─── Source data

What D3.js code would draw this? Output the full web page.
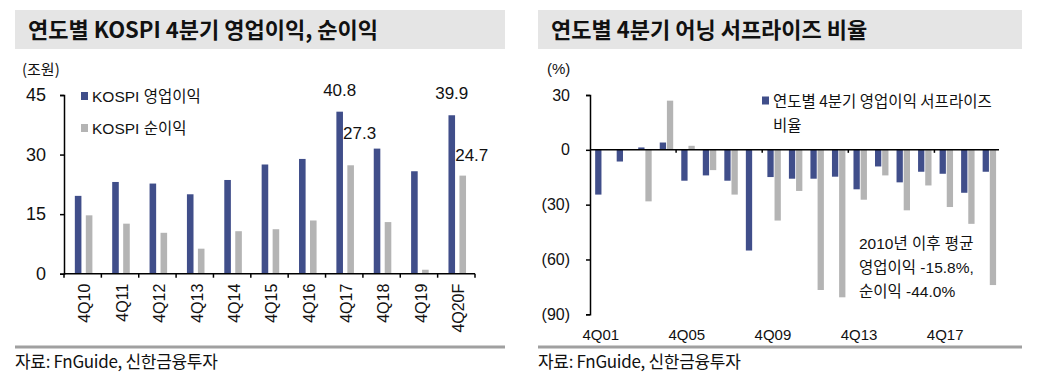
<!DOCTYPE html>
<html>
<head>
<meta charset="utf-8">
<script src="https://cdn.jsdelivr.net/npm/d3@7"></script>
<style>
  body { margin: 0; background: #fff; }
  svg text { font-family: "Liberation Sans", "Noto Sans CJK KR", sans-serif; fill: #111; }
  .title { font-family: "Noto Sans CJK KR", sans-serif; font-weight: bold; }
  .kr { font-family: "Noto Sans CJK KR", sans-serif; }
</style>
</head>
<body>
<div id="chart"></div>
<script>
// left chart: KOSPI 4Q operating profit / net profit (조원)
const kospiQuarters = ['4Q10', '4Q11', '4Q12', '4Q13', '4Q14', '4Q15', '4Q16', '4Q17', '4Q18', '4Q19', '4Q20F'];
const kospiOpProfit = [19.6, 23.1, 22.7, 20.0, 23.6, 27.5, 28.9, 40.8, 31.5, 25.8, 39.9];
const kospiNetProfit = [14.7, 12.6, 10.3, 6.3, 10.7, 11.2, 13.4, 27.3, 13.0, 1.0, 24.7];
const kospiTicks = [0, 15, 30, 45];
const kospiLegend = ['KOSPI 영업이익', 'KOSPI 순이익'];

// right chart: 4Q earnings surprise ratio (%)
const surpriseQuarters = ['4Q01', '4Q02', '4Q03', '4Q04', '4Q05', '4Q06', '4Q07', '4Q08', '4Q09', '4Q10',
  '4Q11', '4Q12', '4Q13', '4Q14', '4Q15', '4Q16', '4Q17', '4Q18', '4Q19'];
const surpriseOp = [-24.5, -6.4, 1.3, 4.0, -16.9, -14.0, -16.9, -55.1, -14.9, -15.8,
  -15.8, -14.7, -21.6, -9.1, -17.8, -12.0, -13.1, -23.5, -12.0];
const surpriseNet = [0, 0, -28.2, 26.9, 2.2, -11.1, -24.5, 0, -38.7, -22.5,
  -76.7, -80.7, -27.3, -14.0, -33.1, -19.5, -31.3, -40.5, -74.0];
const surpriseTicks = [30, 0, -30, -60, -90];
const surpriseLabels = ['4Q01', '4Q05', '4Q09', '4Q13', '4Q17'];
const noteLines = ['2010년 이후 평균', '영업이익 -15.8%,', '순이익 -44.0%'];

const BLUE = '#404e8a';
const GRAY = '#b4b4b4';

const svg = d3.select('#chart').append('svg')
  .attr('width', 1042).attr('height', 387);

// title bars, source lines
function frame(x0, x1, title) {
  svg.append('rect').attr('x', x0).attr('y', 10).attr('width', x1 - x0).attr('height', 39)
    .attr('fill', '#e5e5e5');
  svg.append('text').attr('class', 'title')
    .attr('x', x0 + 13).attr('y', 30).attr('dy', '0.36em')
    .style('font-size', '22px').text(title);
  svg.append('line').attr('x1', x0).attr('x2', x1).attr('y1', 347).attr('y2', 347)
    .attr('stroke', '#a0a0a0').attr('stroke-width', 3);
  svg.append('text').attr('class', 'kr')
    .attr('x', x0).attr('y', 362).attr('dy', '0.36em')
    .style('font-size', '17px').style('letter-spacing', '-0.3px')
    .text('자료: FnGuide, 신한금융투자');
}
frame(15, 505, '연도별 KOSPI 4분기 영업이익, 순이익');
frame(538, 1022, '연도별 4분기 어닝 서프라이즈 비율');

/* LEFT CHART */
{
  const x = d3.scaleBand().domain(kospiQuarters).range([64, 475]);
  const y = d3.scaleLinear().domain([0, 45]).range([273.7, 95]);
  const bw = x.bandwidth();
  const sub = d3.scaleBand().domain([0, 1]).range([0.29 * bw, 0.76 * bw]).paddingInner(0.4);
  const g = svg.append('g');

  const rows = kospiQuarters.map((q, i) => ({ q, vals: [kospiOpProfit[i], kospiNetProfit[i]] }));
  g.selectAll('g.cat').data(rows).join('g')
    .attr('transform', (d) => `translate(${x(d.q)},0)`)
    .selectAll('rect').data((d) => d.vals).join('rect')
    .attr('x', (d, i) => sub(i)).attr('width', sub.bandwidth())
    .attr('y', (d) => y(d)).attr('height', (d) => y(0) - y(d))
    .attr('fill', (d, i) => (i === 0 ? BLUE : GRAY));

  const yAxis = d3.axisLeft(y).tickValues(kospiTicks).tickSize(4).tickPadding(14);
  const ya = g.append('g').attr('transform', 'translate(64,0)').call(yAxis);
  ya.select('.domain').attr('stroke', '#000').attr('stroke-width', 1.5);
  ya.selectAll('.tick line').attr('stroke', '#000').attr('stroke-width', 1.5);
  ya.selectAll('.tick text').style('font-size', '18px').attr('fill', '#111');

  // x axis line with ticks at category boundaries
  g.append('line').attr('x1', 64).attr('x2', 475).attr('y1', y(0)).attr('y2', y(0))
    .attr('stroke', '#000').attr('stroke-width', 1.5);
  g.selectAll('line.xt').data(kospiQuarters.concat(['end'])).join('line').attr('class', 'xt')
    .attr('x1', (d, i) => 64 + i * bw).attr('x2', (d, i) => 64 + i * bw)
    .attr('y1', y(0)).attr('y2', y(0) + 4)
    .attr('stroke', '#000').attr('stroke-width', 1.5);
  g.selectAll('text.xl').data(kospiQuarters).join('text').attr('class', 'xl')
    .attr('transform', (d) => `translate(${x(d) + bw / 2 + 2},${y(0) + 10}) rotate(-90)`)
    .attr('text-anchor', 'end').attr('dy', '0.36em')
    .style('font-size', '16px').text((d) => d);

  g.append('text').attr('class', 'kr').attr('x', 22).attr('y', 70).attr('dy', '0.36em')
    .style('font-size', '15px').text('(조원)');

  // value labels
  const labels = [
    { i: 7, s: 0, dx: 0, y: 90 }, { i: 7, s: 1, dx: 9, y: 133 },
    { i: 10, s: 0, dx: 0, y: 93 }, { i: 10, s: 1, dx: 9, y: 155 },
  ];
  g.selectAll('text.val').data(labels).join('text').attr('class', 'val')
    .attr('x', (d) => x(kospiQuarters[d.i]) + sub(d.s) + sub.bandwidth() / 2 + d.dx)
    .attr('y', (d) => d.y).attr('dy', '0.36em').attr('text-anchor', 'middle')
    .style('font-size', '17px')
    .text((d) => (d.s === 0 ? kospiOpProfit[d.i] : kospiNetProfit[d.i]).toFixed(1));

  // legend
  const lg = g.selectAll('g.lg').data(kospiLegend).join('g').attr('class', 'lg')
    .attr('transform', (d, i) => `translate(81,${96 + i * 32})`);
  lg.append('rect').attr('x', 0).attr('y', -4).attr('width', 7).attr('height', 8)
    .attr('fill', (d, i) => (i === 0 ? BLUE : GRAY));
  lg.append('text').attr('x', 11).attr('dy', '0.36em').style('font-size', '15.5px').text((d) => d);
}

/* RIGHT CHART */
{
  const x = d3.scaleBand().domain(surpriseQuarters).range([590, 999]);
  const y = d3.scaleLinear().domain([-90, 30]).range([314.3, 95]);
  const bw = x.bandwidth();
  const sub = d3.scaleBand().domain([0, 1]).range([0.24 * bw, 0.865 * bw]).paddingInner(0.12);
  const g = svg.append('g');

  const rows = surpriseQuarters.map((q, i) => ({ q, vals: [surpriseOp[i], surpriseNet[i]] }));
  g.selectAll('g.cat').data(rows).join('g')
    .attr('transform', (d) => `translate(${x(d.q)},0)`)
    .selectAll('rect').data((d) => d.vals).join('rect')
    .attr('x', (d, i) => sub(i)).attr('width', sub.bandwidth())
    .attr('y', (d) => y(Math.max(0, d))).attr('height', (d) => Math.abs(y(d) - y(0)))
    .attr('fill', (d, i) => (i === 0 ? BLUE : GRAY));

  const yAxis = d3.axisLeft(y).tickValues(surpriseTicks).tickSize(4).tickPadding(16)
    .tickFormat((d) => (d < 0 ? `(${-d})` : d));
  const ya = g.append('g').attr('transform', 'translate(590,0)').call(yAxis);
  ya.select('.domain').attr('stroke', '#000').attr('stroke-width', 1.5);
  ya.selectAll('.tick line').attr('stroke', '#000').attr('stroke-width', 1.5);
  ya.selectAll('.tick text').style('font-size', '16px').attr('fill', '#111');

  // zero line with ticks every 4 quarters
  g.append('line').attr('x1', 590).attr('x2', 999).attr('y1', y(0)).attr('y2', y(0))
    .attr('stroke', '#000').attr('stroke-width', 1.5);
  g.selectAll('line.xt').data([4, 8, 12, 16]).join('line').attr('class', 'xt')
    .attr('x1', (d) => 590 + d * bw).attr('x2', (d) => 590 + d * bw)
    .attr('y1', y(0)).attr('y2', y(0) + 3)
    .attr('stroke', '#000').attr('stroke-width', 1.5);
  g.selectAll('text.xl').data(surpriseLabels).join('text').attr('class', 'xl')
    .attr('x', (d) => x(d) + bw / 2).attr('y', 335).attr('dy', '0.36em')
    .attr('text-anchor', 'middle').style('font-size', '15px').text((d) => d);

  g.append('text').attr('x', 547).attr('y', 69).attr('dy', '0.36em')
    .style('font-size', '15px').text('(%)');

  // legend
  g.append('rect').attr('x', 762).attr('y', 96.5).attr('width', 7).attr('height', 8).attr('fill', BLUE);
  g.append('text').attr('class', 'kr').attr('x', 773).attr('y', 101).attr('dy', '0.36em')
    .style('font-size', '15.5px').text('연도별 4분기 영업이익 서프라이즈');
  g.append('text').attr('class', 'kr').attr('x', 773).attr('y', 125).attr('dy', '0.36em')
    .style('font-size', '15.5px').text('비율');

  // note
  g.selectAll('text.note').data(noteLines).join('text').attr('class', 'note')
    .attr('x', 859).attr('y', (d, i) => 243 + i * 24).attr('dy', '0.36em')
    .style('font-size', '15.5px').text((d) => d);
}
</script>
</body>
</html>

──────

● **Directions**: Return exactly what appears from the opening line of the material through the line with "const kospiLegend = ['KOSPI", apart from the pictures.

● **Written response**:
What D3.js code would draw this? Output the full web page.
<!DOCTYPE html>
<html>
<head>
<meta charset="utf-8">
<script src="https://cdn.jsdelivr.net/npm/d3@7"></script>
<style>
  body { margin: 0; background: #fff; }
  svg text { font-family: "Liberation Sans", "Noto Sans CJK KR", sans-serif; fill: #111; }
  .title { font-family: "Noto Sans CJK KR", sans-serif; font-weight: bold; }
  .kr { font-family: "Noto Sans CJK KR", sans-serif; }
</style>
</head>
<body>
<div id="chart"></div>
<script>
// left chart: KOSPI 4Q operating profit / net profit (조원)
const kospiQuarters = ['4Q10', '4Q11', '4Q12', '4Q13', '4Q14', '4Q15', '4Q16', '4Q17', '4Q18', '4Q19', '4Q20F'];
const kospiOpProfit = [19.6, 23.1, 22.7, 20.0, 23.6, 27.5, 28.9, 40.8, 31.5, 25.8, 39.9];
const kospiNetProfit = [14.7, 12.6, 10.3, 6.3, 10.7, 11.2, 13.4, 27.3, 13.0, 1.0, 24.7];
const kospiTicks = [0, 15, 30, 45];
const kospiLegend = ['KOSPI 영업이익', 'KOSPI 순이익'];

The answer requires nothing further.